Здесь идеи описываются как отправная точка проявления космоса. В целом упомянутые здесь выражения создают впечатление, что следовало бы рассматривать как «мир» или «космос», строго говоря, именно божественную Софию или, по крайней мере Софию, рассмотренную вместе с чувственно-материальным космосом, когда Булгаков говорит, что «в нас говорит мир, вся вселенная». В этом случае выходит, что сущностью мира оказывается живая божественная София как мировой логос, т. е., по определению Булгакова, в «Философии имени», энергия Божественного Логоса. Следовательно, данная сущность мира вообще нетварна. Это, конечно, неудобно.
Но перед нами вырисовывается довольно стройная двуполярная система, состоящая, с одной стороны, из энергийного потока, исходящего из Бога через Софию, и из личности, получающей божественное самооткровение, – с другой.
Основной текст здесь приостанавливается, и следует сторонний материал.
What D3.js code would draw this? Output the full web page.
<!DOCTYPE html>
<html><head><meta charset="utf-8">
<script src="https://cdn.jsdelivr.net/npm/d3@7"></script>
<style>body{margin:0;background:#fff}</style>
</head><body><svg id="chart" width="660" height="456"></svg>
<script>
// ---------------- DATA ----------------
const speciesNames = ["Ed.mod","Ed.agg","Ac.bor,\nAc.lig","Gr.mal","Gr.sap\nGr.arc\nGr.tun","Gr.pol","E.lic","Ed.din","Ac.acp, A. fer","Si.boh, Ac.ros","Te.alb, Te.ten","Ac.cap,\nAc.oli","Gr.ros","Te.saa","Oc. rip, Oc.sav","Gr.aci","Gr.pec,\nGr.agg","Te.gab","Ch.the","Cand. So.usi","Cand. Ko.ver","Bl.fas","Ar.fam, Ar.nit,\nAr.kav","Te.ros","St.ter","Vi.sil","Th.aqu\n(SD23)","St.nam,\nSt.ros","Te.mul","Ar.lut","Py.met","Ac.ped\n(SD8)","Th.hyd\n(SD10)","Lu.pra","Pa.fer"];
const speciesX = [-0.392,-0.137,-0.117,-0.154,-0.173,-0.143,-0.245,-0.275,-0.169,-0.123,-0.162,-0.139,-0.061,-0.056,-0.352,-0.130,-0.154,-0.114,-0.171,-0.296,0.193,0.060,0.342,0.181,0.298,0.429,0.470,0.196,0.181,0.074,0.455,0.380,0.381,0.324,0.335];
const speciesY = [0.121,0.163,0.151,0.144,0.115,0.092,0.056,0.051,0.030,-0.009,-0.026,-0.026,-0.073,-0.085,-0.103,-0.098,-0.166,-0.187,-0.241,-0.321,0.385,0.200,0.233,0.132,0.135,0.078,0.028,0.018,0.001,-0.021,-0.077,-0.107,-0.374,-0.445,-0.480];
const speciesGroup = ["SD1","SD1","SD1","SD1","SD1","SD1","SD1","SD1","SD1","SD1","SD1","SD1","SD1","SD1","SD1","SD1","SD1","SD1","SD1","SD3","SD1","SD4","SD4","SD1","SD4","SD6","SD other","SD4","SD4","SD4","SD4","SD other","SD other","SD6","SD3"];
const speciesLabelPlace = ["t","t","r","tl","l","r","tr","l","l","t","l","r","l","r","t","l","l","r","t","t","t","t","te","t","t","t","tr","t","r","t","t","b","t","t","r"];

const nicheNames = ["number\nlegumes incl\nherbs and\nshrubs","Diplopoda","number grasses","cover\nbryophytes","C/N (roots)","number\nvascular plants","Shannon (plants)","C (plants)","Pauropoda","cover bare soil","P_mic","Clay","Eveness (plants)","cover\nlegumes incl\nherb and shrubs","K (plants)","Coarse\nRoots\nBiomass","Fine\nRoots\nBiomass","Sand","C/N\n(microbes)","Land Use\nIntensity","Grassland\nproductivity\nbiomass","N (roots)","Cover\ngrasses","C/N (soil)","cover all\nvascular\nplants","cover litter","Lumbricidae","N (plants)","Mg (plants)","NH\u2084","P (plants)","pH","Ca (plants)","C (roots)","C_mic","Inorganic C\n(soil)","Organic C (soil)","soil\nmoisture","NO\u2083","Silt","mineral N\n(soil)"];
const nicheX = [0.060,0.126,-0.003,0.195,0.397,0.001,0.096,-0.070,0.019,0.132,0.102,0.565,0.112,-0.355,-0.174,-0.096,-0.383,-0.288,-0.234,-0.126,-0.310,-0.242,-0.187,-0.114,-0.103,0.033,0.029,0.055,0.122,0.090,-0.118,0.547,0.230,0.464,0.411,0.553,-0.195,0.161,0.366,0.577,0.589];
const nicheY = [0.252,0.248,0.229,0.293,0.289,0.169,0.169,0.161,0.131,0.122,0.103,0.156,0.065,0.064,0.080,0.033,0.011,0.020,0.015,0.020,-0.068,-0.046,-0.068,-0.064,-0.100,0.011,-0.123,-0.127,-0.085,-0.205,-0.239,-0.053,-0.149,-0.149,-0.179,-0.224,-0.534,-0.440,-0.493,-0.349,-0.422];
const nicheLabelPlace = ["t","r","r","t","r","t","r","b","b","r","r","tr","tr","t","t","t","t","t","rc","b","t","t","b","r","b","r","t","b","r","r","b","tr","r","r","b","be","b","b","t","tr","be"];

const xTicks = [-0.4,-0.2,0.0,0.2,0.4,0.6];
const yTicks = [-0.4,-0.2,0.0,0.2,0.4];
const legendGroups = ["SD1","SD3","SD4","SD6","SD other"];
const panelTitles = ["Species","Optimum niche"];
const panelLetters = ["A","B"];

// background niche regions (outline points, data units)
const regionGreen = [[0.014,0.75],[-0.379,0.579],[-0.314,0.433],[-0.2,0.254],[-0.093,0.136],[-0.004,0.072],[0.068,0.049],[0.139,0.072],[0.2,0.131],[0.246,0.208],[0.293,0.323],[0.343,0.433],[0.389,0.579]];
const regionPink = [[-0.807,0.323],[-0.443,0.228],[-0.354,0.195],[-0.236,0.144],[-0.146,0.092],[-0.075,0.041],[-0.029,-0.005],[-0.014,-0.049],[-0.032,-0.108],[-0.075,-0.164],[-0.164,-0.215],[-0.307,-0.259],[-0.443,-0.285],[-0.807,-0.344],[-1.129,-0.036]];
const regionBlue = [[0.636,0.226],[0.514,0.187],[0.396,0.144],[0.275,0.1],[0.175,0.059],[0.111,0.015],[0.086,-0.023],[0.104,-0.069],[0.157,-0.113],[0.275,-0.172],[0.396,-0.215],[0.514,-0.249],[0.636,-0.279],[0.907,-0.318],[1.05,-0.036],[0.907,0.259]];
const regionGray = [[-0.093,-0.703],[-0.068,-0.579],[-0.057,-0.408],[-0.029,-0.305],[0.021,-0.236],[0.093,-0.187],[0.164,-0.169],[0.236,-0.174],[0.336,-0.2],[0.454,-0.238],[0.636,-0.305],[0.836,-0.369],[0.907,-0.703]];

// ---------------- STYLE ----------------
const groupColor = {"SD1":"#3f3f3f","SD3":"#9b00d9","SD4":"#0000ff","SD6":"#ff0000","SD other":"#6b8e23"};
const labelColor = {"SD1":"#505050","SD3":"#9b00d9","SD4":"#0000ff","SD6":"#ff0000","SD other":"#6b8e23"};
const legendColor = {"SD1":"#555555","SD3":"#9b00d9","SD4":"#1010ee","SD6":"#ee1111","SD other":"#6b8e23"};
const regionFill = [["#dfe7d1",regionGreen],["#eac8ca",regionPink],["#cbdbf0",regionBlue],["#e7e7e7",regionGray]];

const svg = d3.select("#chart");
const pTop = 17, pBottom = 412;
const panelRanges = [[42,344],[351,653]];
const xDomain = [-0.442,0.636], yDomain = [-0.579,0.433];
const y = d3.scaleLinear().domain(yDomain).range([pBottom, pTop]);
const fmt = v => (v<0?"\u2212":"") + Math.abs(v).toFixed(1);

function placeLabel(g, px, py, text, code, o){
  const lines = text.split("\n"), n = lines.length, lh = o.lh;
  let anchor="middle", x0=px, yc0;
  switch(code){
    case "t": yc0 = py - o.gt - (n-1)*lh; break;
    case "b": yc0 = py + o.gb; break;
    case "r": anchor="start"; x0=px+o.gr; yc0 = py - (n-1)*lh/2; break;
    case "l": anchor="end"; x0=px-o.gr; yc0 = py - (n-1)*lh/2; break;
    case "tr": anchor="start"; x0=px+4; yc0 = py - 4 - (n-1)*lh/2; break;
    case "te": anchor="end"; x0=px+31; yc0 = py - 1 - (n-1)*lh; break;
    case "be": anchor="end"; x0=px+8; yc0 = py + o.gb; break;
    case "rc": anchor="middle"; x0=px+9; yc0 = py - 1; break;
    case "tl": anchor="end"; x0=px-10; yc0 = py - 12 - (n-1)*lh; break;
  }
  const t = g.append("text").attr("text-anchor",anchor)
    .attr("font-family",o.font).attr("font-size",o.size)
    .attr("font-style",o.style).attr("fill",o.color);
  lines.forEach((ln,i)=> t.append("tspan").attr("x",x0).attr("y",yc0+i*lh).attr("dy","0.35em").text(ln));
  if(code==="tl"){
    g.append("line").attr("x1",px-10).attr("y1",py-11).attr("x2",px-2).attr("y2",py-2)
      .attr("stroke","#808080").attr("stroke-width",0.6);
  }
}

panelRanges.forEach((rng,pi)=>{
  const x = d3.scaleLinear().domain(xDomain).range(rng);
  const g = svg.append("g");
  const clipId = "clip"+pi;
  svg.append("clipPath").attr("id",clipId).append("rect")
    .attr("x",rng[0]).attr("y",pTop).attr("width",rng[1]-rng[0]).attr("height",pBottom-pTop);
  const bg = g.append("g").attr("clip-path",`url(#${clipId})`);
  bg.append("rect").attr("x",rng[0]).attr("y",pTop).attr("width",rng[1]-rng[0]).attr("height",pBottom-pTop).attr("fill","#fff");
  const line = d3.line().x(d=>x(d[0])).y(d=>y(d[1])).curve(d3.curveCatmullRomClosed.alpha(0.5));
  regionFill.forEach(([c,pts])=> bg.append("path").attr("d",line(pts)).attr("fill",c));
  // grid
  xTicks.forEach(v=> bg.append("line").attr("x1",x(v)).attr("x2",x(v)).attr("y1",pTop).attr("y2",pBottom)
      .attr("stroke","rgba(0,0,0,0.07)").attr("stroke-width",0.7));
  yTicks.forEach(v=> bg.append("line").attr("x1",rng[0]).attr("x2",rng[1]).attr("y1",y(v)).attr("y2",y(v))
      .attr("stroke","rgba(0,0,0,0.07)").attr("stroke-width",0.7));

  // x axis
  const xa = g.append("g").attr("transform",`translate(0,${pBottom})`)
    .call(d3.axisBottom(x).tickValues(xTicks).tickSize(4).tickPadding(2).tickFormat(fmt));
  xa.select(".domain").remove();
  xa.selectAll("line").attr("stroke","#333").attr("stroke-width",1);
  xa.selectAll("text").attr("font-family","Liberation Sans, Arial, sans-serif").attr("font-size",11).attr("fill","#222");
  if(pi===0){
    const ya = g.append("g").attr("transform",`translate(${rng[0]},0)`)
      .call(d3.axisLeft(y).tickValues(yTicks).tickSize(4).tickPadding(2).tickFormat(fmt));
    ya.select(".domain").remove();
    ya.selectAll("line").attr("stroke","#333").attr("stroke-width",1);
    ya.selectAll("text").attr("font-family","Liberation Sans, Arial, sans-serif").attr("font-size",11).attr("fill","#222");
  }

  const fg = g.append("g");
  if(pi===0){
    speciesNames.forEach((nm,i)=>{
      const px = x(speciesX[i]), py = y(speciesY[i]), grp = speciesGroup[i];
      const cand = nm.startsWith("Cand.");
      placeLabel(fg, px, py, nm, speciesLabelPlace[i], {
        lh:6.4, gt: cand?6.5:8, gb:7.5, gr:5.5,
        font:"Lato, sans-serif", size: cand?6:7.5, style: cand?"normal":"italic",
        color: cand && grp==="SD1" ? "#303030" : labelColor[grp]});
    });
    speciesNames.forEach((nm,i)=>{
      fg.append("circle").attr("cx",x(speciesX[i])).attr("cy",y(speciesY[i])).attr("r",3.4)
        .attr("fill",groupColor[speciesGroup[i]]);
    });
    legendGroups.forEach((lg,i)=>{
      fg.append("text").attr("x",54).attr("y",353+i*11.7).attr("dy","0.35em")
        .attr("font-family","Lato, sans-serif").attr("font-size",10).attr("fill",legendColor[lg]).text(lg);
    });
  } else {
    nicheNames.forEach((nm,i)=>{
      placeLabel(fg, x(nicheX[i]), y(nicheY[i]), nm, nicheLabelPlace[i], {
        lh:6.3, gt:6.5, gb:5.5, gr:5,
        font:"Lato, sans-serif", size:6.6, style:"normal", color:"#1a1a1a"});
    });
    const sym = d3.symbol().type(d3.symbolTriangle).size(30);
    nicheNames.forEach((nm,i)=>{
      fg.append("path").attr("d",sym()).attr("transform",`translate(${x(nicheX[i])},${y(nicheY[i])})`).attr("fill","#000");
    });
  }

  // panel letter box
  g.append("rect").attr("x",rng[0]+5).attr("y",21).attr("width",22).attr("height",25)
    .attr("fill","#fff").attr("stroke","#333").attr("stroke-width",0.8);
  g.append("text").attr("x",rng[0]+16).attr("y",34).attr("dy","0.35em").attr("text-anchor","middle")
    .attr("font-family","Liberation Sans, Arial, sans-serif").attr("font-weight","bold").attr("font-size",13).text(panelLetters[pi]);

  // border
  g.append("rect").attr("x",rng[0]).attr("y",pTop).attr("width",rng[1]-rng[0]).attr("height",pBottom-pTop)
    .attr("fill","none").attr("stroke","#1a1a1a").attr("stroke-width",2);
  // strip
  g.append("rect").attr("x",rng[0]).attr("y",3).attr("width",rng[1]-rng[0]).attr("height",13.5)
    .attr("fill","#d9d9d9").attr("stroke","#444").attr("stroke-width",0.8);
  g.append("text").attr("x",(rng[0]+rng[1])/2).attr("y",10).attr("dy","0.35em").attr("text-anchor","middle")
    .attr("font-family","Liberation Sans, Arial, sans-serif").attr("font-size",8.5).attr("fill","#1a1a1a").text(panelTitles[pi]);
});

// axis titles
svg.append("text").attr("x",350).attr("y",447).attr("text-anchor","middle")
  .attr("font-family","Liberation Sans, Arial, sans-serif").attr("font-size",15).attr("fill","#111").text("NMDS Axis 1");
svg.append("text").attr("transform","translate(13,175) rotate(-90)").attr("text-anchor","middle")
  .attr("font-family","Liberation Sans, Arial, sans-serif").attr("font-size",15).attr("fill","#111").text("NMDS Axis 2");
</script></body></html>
В конечном счете, казалось бы, после всего отмеченного, следовало бы просто констатировать, что субъект самооткровения – София. Мы можем сказать, что описанная конструкция, характеризующая исходную софиологическую модель Булгакова, лежит в глубинной основе и «Философии имени». Но известная нам основная формула, предложенная философом в «Философии имени», иная и трехчленная: подлежащее, сказуемое и связка. Мы можем рассматривать «Философию имени» в качестве попытки выделить из Софии как субъект самооткровения ту сферу, которая достойна быть названа именно как «мир», или «космос». Если выразить эту новую установку формой вопроса, то его можно сформулировать так: действительно только ли Божественная София высказывается человеческой личностью? Рассмотрим тройную, или троичную, формулу саморождения слова в «Философии имени»:
«Трансцендентно-актуальное (первая ипостась бытия) смотрится в бытии имманентном, раздельном расчлененном идеями, словом (вторая ипостась бытия) и опознается действенно тр evepyeia, утверждает себя именованием, в связке опознает свое единство трансцендентного и имманентного (третья ипостась)»[824].
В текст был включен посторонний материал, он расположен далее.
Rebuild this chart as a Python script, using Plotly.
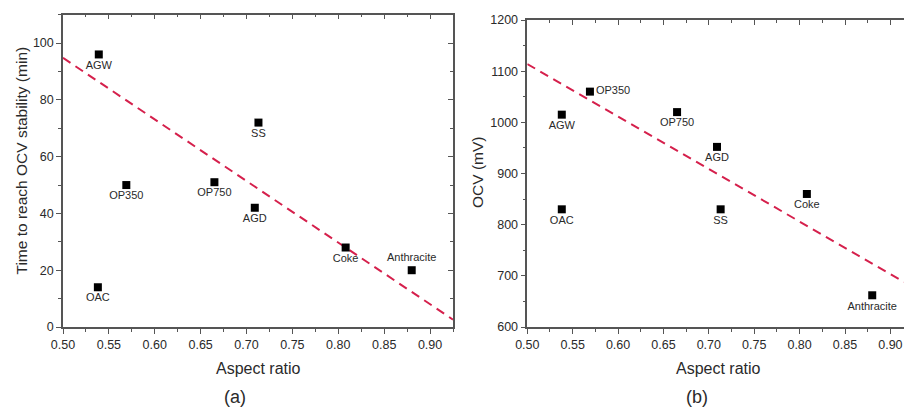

Ясно, что сфера идей считается второй ипостасью бытия и четко отделена от «трансцендентно-актуального», представляющего собой первую ипостась бытия. А первая ипостась бытия, по определению Булгакова, есть «именуемое», «подлежащее», трансцендентное по отношению к идеям, и также «трансцендентный ноумен, оно(а, кантовская “вещь в себе”»[825]. Это такой ноумен, который имеет слово, как свою энергию:
«Имя, феномен, потому есть откровение вещи, ноумена, что здесь проявляется ее действенность, evepyeia. Вещи выходят из себя, становятся уже космической вещью»[826].
Мы должны выяснить, кто или что есть данный трансцендентно-актуальный субъект, который не является идеями. Но тут перед нами встает сложная проблема, в которую прежде всего следует внести ясность. Дело в том, что состоятельна и такая точка зрения, согласно которой первой ипостасью бытия или «именуемым» может оказаться просто человеческая личность (по крайней мере, эта тенденция явно просматривается в «Трагедии философии»). Рассмотрим булгаковское определение личного местоимения, придающего «я» в высшей степени положительное значение. Во второй главе «Философии имени», вслед за объяснением, что имя существительное есть акт, свидетельствующий о конкретном наличии определенной идеи в бытии, Булгаков переходит к вопросу о роли местоимения, прежде всего личного местоимения «я». По конкретному примеру, приведенному Булгаковым, имя существительное «змей» предполагает фундаментальное предложение или суждение: «это есть змей». В свою очередь данное суждение, как и любые суждения, содержит в себе невидимое личное местоимение «я». Как описывает Булгаков, «я» представляет собой своего рода раму, которая не имеет собственного содержания. «Я» – такой субъект, который, раз получив вызов от «вещи» и «наполнившись» собственной идеей этой вещи, делает из любого предмета познания свой предикат. А «я» как таковое, содержимое в любом суждении, напоминает кантовскую трансцендентальную апперцепцию и, как часто отмечается, представляет собой подобие соловьевского понятия Абсолютного как неопределимого трансцендентного Абсолютного субъекта, имеющего свой потенциальный предикат. Перед нами конструкция человеческого «я» как малого абсолютного подобия Бога в качестве Большого Абсолютного. Это обнаружение через вслушивание. Действительно, «я» придается и такое определение, как «сущее»:
«Само же я есть именование абсолютно неименуемого, это есть сама owia, обнажающаяся в феноменах как первородящая энергия. <…> Оно выражает собой усию (ouoia), по отношению к которой обнаружениями энергии, энергетическими феноменами является всякое бытие, всякое высказывание: это первая ипостась бытия, в которой родится вторая, – слово, и которая, сознавая свою связь с этим словесным выражением, видя в ней себя и свое откровение, в функции предикативности осуществляет и третью свою ипостась»[827].